- [EXERCISE OBJECTIVE] Copy each line containing the word "this" from the records that follow, please.

- [EXTRACTED MATERIAL]
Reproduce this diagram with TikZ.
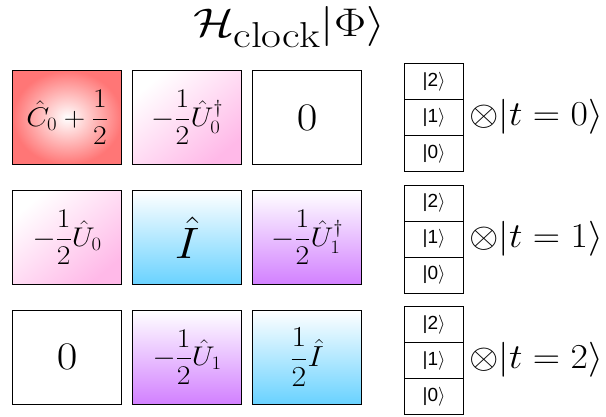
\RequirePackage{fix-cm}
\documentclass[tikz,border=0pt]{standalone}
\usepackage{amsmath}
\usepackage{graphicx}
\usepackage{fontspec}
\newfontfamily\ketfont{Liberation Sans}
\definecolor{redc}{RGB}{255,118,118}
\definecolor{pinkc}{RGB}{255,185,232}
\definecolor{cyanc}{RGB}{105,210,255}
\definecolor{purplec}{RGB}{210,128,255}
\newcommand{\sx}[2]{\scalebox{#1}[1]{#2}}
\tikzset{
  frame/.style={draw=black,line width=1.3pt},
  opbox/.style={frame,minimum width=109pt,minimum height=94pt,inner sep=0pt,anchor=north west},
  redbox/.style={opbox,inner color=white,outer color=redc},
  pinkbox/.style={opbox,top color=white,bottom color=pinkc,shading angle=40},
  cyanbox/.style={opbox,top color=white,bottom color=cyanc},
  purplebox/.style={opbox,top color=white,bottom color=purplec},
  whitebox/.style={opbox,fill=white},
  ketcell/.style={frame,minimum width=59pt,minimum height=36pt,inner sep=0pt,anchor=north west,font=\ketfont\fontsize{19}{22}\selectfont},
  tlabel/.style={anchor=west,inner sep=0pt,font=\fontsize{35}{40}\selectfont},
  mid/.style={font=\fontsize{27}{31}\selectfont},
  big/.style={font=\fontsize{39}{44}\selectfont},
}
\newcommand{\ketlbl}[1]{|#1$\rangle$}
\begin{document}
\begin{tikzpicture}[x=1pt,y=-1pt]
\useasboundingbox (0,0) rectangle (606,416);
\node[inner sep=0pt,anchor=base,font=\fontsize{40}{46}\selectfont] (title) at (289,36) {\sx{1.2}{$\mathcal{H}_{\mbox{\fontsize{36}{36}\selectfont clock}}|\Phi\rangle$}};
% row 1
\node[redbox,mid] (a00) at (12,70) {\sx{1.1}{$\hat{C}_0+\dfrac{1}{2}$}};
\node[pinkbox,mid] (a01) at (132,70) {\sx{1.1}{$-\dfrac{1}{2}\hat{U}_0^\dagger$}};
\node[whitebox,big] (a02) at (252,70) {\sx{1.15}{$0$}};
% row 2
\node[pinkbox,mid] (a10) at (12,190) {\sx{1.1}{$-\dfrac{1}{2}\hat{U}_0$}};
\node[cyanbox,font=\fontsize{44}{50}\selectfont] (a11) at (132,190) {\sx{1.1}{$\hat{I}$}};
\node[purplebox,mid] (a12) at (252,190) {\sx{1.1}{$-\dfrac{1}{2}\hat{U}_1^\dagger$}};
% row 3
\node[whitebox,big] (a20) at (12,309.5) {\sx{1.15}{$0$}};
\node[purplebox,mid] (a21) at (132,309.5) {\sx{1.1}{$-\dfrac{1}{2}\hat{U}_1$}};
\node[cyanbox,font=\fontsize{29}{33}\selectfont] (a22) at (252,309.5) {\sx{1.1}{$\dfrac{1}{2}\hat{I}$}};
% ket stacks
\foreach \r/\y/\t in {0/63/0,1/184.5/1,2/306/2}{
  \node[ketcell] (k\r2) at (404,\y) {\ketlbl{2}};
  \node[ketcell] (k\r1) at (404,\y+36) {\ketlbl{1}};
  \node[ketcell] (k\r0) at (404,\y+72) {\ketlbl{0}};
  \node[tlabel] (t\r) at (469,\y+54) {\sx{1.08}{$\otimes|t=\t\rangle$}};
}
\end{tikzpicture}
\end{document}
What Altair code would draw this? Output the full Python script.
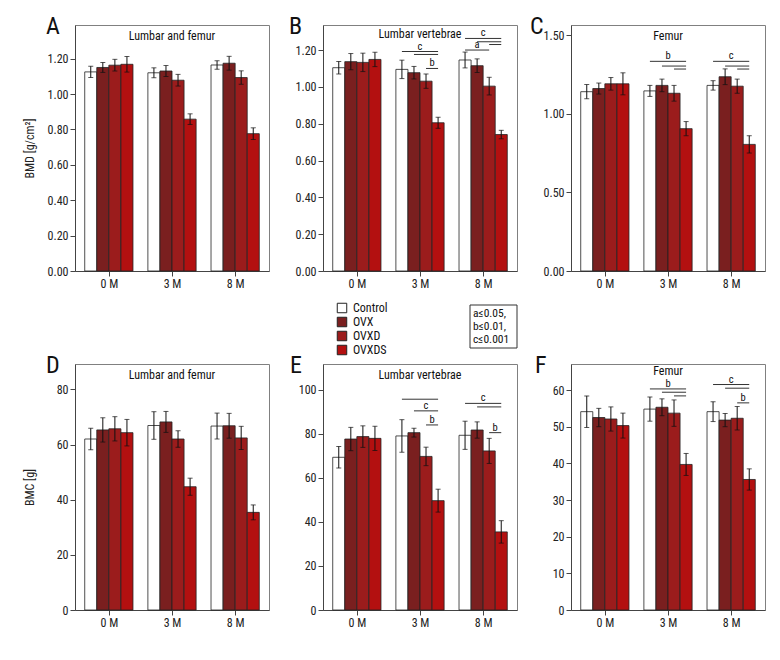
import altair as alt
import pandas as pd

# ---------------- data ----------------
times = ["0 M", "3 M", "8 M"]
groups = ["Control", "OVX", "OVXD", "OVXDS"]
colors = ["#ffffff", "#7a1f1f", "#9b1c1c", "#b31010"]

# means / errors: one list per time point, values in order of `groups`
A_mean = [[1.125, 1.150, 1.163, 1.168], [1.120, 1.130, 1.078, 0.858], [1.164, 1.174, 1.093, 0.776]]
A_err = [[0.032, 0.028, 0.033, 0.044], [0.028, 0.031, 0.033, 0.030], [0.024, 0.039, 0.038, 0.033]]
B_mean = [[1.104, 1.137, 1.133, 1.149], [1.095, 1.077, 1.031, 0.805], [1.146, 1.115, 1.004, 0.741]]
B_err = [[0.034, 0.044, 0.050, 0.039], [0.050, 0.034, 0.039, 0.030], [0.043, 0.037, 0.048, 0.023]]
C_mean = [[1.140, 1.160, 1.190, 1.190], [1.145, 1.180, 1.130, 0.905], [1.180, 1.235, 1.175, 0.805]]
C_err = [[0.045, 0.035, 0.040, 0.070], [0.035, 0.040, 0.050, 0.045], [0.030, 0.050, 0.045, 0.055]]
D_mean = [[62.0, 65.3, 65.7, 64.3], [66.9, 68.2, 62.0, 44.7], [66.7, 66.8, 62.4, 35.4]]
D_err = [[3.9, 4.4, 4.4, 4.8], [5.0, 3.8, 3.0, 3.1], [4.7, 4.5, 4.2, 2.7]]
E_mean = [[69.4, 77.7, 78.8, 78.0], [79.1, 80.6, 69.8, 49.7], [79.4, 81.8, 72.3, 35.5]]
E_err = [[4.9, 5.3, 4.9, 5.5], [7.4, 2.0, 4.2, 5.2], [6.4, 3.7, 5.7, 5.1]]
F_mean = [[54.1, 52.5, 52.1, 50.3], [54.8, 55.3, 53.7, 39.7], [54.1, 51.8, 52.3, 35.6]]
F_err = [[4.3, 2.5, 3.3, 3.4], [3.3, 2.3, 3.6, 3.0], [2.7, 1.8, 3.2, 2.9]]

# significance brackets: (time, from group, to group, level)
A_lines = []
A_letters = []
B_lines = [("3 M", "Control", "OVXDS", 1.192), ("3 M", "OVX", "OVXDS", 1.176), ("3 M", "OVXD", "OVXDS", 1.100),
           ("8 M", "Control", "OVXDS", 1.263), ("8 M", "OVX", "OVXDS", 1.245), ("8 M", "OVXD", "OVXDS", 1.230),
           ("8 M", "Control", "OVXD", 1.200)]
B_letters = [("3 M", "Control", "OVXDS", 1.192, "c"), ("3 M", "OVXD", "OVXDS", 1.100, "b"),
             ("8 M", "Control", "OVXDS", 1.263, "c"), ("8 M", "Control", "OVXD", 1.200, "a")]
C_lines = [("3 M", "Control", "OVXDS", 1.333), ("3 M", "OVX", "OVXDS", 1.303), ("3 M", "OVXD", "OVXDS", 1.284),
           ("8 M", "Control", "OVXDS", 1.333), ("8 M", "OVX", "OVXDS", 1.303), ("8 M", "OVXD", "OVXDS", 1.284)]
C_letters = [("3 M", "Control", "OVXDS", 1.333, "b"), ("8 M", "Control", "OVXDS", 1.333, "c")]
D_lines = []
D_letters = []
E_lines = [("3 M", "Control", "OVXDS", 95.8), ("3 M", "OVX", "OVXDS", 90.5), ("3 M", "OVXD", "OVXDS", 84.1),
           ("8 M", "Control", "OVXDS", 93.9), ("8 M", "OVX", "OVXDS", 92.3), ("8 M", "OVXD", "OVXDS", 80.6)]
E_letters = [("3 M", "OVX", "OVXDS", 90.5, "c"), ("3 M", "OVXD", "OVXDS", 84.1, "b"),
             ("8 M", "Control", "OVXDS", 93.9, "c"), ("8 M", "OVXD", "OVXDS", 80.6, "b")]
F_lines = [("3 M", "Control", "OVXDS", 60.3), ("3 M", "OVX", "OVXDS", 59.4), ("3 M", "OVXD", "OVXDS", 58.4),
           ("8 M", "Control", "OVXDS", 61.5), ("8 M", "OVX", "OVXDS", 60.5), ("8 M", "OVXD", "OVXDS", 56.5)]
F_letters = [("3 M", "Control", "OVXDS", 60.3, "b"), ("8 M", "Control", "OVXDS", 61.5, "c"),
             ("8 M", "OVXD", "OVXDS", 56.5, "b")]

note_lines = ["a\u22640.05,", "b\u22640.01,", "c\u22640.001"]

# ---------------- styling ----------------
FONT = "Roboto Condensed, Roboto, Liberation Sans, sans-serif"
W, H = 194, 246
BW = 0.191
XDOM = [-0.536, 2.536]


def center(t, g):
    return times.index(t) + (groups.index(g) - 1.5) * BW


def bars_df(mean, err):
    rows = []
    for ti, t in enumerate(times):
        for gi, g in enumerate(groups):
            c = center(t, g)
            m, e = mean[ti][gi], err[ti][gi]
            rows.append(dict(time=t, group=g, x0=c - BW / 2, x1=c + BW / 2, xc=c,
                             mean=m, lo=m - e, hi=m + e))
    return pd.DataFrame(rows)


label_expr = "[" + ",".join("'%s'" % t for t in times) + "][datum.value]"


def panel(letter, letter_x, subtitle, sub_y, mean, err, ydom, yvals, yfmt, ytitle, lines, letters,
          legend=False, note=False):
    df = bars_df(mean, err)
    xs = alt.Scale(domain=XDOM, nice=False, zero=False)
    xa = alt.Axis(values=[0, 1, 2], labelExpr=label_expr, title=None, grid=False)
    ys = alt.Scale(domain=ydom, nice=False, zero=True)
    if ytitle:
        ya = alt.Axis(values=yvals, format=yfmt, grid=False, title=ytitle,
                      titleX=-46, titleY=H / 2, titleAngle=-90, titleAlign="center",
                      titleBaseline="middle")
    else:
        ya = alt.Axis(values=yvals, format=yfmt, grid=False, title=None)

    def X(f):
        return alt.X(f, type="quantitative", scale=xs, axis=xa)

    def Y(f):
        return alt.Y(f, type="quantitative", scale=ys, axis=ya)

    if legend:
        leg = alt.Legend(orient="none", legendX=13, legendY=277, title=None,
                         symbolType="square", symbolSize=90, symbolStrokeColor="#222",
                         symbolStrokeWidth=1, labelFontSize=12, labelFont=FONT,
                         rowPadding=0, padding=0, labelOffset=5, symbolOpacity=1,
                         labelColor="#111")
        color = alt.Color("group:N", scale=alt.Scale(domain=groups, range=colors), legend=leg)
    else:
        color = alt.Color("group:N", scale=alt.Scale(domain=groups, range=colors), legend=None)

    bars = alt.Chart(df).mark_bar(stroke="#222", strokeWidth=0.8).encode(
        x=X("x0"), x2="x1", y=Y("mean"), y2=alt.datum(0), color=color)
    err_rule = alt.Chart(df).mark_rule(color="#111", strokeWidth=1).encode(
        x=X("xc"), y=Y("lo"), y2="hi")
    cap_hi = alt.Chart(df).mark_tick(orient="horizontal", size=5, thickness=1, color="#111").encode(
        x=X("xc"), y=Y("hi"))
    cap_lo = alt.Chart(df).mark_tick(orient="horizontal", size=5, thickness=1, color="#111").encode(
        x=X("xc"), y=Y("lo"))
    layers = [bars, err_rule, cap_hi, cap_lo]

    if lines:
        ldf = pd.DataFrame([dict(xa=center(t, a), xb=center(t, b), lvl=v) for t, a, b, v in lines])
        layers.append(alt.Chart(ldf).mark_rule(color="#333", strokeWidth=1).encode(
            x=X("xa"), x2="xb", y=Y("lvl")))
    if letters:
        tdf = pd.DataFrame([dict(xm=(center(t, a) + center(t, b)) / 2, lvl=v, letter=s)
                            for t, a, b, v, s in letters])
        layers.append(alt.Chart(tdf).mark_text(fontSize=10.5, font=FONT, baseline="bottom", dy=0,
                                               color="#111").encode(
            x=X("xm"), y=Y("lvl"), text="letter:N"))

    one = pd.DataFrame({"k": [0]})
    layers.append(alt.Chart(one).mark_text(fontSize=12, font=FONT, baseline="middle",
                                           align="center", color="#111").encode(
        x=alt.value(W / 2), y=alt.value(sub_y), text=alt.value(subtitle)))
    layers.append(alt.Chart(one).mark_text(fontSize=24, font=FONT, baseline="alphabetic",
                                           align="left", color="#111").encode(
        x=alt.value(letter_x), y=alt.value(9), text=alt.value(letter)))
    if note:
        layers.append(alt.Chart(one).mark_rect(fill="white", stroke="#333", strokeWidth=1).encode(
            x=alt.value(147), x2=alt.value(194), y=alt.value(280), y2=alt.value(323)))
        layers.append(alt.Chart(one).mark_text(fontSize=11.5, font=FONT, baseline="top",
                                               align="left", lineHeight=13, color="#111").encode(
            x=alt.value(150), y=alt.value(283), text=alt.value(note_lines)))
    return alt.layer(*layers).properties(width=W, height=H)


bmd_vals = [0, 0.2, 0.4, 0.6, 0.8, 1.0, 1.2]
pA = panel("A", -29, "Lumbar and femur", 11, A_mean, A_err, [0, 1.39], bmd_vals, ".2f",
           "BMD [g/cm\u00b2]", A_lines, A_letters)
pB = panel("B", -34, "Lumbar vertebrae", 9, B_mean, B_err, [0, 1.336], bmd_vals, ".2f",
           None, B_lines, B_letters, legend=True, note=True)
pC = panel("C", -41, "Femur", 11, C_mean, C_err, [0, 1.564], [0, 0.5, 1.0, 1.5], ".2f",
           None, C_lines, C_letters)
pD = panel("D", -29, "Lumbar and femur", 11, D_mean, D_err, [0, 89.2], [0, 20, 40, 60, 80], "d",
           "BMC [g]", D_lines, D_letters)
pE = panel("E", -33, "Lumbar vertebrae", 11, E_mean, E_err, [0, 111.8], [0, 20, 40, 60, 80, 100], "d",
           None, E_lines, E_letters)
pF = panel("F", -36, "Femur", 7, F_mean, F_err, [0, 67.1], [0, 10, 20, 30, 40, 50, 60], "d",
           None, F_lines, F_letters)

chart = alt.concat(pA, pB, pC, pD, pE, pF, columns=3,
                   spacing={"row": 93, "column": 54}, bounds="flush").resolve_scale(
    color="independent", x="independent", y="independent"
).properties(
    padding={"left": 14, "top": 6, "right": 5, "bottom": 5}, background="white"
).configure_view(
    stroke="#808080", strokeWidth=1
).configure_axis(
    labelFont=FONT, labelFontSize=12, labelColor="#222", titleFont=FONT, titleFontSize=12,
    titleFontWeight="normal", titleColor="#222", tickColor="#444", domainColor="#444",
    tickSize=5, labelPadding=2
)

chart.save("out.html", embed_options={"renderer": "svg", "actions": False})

- [SOLUTION TO THE PROBLEM]
Reproduce this diagram with TikZ.
What Altair code would draw this? Output the full Python script.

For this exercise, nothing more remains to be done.